--- begin ---

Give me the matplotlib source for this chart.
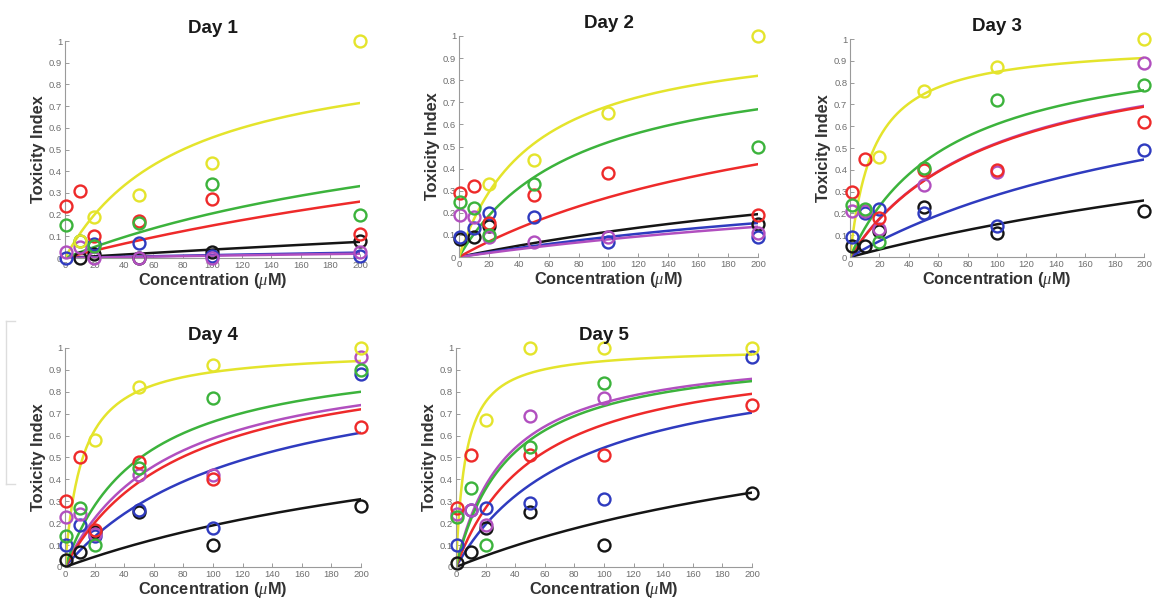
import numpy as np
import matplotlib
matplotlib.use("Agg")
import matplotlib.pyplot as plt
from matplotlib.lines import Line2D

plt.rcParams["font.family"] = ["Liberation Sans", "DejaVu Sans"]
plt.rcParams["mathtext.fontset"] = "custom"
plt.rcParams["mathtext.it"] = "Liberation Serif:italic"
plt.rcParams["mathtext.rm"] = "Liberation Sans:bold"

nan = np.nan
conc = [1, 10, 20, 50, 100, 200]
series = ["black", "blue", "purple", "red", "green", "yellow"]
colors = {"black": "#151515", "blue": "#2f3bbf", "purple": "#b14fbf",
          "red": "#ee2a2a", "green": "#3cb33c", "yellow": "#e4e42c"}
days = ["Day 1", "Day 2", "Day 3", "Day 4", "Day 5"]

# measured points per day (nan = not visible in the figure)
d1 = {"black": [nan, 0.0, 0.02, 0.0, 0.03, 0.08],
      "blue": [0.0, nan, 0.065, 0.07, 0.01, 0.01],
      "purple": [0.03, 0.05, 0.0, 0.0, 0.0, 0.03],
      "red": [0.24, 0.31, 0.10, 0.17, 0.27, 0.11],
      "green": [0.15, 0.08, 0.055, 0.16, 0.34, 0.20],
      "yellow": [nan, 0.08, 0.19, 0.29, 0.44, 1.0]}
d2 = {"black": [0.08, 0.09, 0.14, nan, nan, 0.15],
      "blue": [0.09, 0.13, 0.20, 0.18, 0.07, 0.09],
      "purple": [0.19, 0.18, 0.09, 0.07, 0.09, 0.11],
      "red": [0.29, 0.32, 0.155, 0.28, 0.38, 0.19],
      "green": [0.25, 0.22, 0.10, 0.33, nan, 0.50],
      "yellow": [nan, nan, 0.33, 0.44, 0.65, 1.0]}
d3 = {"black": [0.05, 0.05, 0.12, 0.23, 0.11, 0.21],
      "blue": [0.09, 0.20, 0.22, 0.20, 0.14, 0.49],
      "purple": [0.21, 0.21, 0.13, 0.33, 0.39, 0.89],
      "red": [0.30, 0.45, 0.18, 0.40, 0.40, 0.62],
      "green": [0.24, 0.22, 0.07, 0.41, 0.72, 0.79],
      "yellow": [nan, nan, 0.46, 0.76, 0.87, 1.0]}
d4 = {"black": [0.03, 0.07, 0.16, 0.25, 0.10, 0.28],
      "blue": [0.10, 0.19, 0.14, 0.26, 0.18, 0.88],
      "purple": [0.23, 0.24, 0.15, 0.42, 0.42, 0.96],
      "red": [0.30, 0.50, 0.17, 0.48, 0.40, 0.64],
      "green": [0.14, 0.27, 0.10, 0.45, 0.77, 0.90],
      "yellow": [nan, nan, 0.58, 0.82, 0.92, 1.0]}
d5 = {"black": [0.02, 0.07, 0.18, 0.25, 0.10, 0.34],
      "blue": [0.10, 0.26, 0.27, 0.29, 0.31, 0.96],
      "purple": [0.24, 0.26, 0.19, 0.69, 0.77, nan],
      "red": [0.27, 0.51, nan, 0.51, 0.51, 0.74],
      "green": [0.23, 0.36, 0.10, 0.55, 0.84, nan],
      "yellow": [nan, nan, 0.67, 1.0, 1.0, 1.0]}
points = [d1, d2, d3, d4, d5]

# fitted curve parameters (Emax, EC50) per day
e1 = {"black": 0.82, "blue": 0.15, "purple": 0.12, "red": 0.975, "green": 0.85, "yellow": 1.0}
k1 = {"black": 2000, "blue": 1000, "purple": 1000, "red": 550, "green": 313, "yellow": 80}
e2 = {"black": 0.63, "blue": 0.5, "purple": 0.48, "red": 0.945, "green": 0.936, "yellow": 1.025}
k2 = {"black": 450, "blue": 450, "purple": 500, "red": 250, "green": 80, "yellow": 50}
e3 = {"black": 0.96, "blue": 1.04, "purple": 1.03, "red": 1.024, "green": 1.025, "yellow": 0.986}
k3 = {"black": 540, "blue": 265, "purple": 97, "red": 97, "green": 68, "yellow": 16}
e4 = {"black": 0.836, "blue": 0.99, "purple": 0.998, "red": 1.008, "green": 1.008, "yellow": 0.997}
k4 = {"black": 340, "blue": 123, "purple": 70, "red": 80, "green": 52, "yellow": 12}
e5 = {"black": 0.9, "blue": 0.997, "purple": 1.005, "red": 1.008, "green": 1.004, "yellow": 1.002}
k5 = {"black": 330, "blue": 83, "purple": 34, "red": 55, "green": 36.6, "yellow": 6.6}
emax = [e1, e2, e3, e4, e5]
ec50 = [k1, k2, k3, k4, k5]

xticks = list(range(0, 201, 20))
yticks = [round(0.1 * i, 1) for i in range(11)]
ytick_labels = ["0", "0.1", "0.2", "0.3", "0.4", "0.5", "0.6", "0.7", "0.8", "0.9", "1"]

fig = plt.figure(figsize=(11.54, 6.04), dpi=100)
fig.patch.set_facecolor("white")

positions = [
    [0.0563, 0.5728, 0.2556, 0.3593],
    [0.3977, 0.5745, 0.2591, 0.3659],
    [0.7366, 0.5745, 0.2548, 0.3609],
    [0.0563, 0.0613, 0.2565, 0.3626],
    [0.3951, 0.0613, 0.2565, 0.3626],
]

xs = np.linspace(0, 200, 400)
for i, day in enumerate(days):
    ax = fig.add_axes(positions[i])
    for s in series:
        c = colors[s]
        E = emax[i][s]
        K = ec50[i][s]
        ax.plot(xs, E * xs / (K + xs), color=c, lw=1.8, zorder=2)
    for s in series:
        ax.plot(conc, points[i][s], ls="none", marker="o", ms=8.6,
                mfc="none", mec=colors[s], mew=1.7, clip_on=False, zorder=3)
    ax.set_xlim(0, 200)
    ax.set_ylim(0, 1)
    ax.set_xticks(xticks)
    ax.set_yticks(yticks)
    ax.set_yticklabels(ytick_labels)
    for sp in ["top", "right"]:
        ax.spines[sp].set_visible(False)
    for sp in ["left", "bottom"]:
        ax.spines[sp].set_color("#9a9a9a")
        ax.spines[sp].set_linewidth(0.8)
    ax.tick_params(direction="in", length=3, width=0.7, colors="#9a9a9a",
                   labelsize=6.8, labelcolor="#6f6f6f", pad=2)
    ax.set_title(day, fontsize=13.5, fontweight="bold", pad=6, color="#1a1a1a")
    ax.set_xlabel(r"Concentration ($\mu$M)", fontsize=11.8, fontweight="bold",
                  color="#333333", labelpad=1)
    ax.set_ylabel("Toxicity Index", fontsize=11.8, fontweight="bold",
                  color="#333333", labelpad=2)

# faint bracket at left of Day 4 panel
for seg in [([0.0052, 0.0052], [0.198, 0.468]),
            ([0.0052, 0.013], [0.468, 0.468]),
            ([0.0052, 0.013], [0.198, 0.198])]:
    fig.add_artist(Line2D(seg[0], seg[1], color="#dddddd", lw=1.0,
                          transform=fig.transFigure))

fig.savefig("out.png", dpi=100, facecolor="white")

--- end ---

[Problem to work on] Write out an exact copy of the listing, first line through the line containing "from matplotlib.lines import Line2D", with the pictures left out.

[Task response]
Give me the matplotlib source for this chart.
import numpy as np
import matplotlib
matplotlib.use("Agg")
import matplotlib.pyplot as plt
from matplotlib.lines import Line2D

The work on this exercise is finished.